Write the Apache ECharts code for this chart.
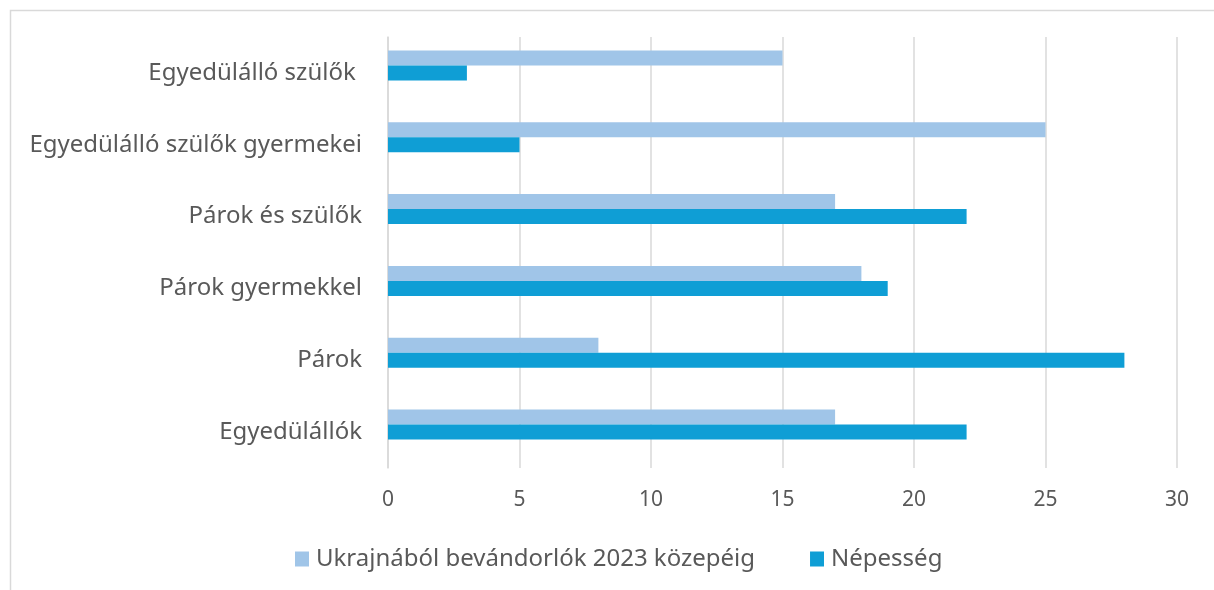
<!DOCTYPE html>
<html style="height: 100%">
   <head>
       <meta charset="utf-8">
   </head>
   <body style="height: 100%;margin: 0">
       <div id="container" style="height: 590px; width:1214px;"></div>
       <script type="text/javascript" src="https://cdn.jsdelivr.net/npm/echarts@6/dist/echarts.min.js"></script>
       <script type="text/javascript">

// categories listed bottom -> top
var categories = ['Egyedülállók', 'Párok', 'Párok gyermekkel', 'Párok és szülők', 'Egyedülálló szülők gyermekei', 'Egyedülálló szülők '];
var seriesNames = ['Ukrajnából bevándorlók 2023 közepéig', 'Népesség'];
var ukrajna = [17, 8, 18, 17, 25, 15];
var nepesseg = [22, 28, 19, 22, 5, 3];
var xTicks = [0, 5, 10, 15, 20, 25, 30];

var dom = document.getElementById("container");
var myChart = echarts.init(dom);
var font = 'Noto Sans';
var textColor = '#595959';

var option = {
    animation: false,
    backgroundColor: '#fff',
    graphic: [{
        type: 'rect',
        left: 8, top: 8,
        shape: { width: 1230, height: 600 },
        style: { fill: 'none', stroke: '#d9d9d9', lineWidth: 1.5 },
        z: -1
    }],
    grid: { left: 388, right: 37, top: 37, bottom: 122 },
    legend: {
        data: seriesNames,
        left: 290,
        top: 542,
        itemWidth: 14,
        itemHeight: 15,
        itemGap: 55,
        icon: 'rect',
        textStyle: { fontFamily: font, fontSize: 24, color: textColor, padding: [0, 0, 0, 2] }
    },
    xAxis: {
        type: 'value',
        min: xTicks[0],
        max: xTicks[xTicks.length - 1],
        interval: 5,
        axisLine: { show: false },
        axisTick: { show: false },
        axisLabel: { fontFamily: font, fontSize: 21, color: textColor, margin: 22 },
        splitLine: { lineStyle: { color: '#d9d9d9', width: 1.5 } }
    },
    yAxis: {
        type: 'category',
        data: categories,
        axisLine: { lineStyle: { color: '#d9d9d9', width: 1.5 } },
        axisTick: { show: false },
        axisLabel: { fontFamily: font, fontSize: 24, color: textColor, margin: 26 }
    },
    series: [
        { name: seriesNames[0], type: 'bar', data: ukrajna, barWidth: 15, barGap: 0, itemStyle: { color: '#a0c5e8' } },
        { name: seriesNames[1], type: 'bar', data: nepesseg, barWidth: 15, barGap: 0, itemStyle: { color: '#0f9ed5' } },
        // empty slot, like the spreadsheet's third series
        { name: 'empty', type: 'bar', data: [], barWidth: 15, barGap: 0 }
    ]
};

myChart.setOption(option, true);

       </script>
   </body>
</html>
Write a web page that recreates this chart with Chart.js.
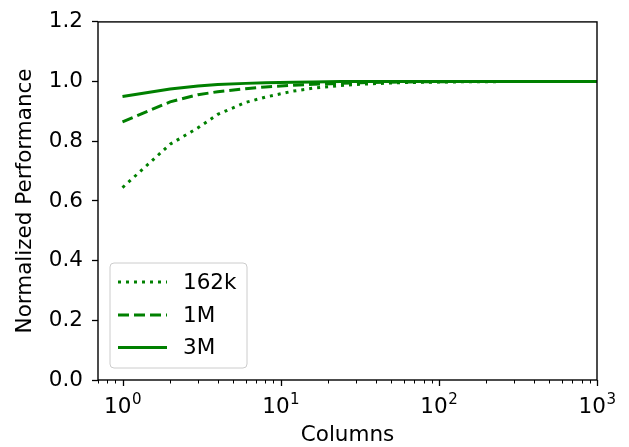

Aim:
Pictures excluded, repeat the records exactly from their opening line through the line containing "var xTicks = [0, 5, 10, 15, 20, 25, 30];".

Solution to this task:
Write the Apache ECharts code for this chart.
<!DOCTYPE html>
<html style="height: 100%">
   <head>
       <meta charset="utf-8">
   </head>
   <body style="height: 100%;margin: 0">
       <div id="container" style="height: 590px; width:1214px;"></div>
       <script type="text/javascript" src="https://cdn.jsdelivr.net/npm/echarts@6/dist/echarts.min.js"></script>
       <script type="text/javascript">

// categories listed bottom -> top
var categories = ['Egyedülállók', 'Párok', 'Párok gyermekkel', 'Párok és szülők', 'Egyedülálló szülők gyermekei', 'Egyedülálló szülők '];
var seriesNames = ['Ukrajnából bevándorlók 2023 közepéig', 'Népesség'];
var ukrajna = [17, 8, 18, 17, 25, 15];
var nepesseg = [22, 28, 19, 22, 5, 3];
var xTicks = [0, 5, 10, 15, 20, 25, 30];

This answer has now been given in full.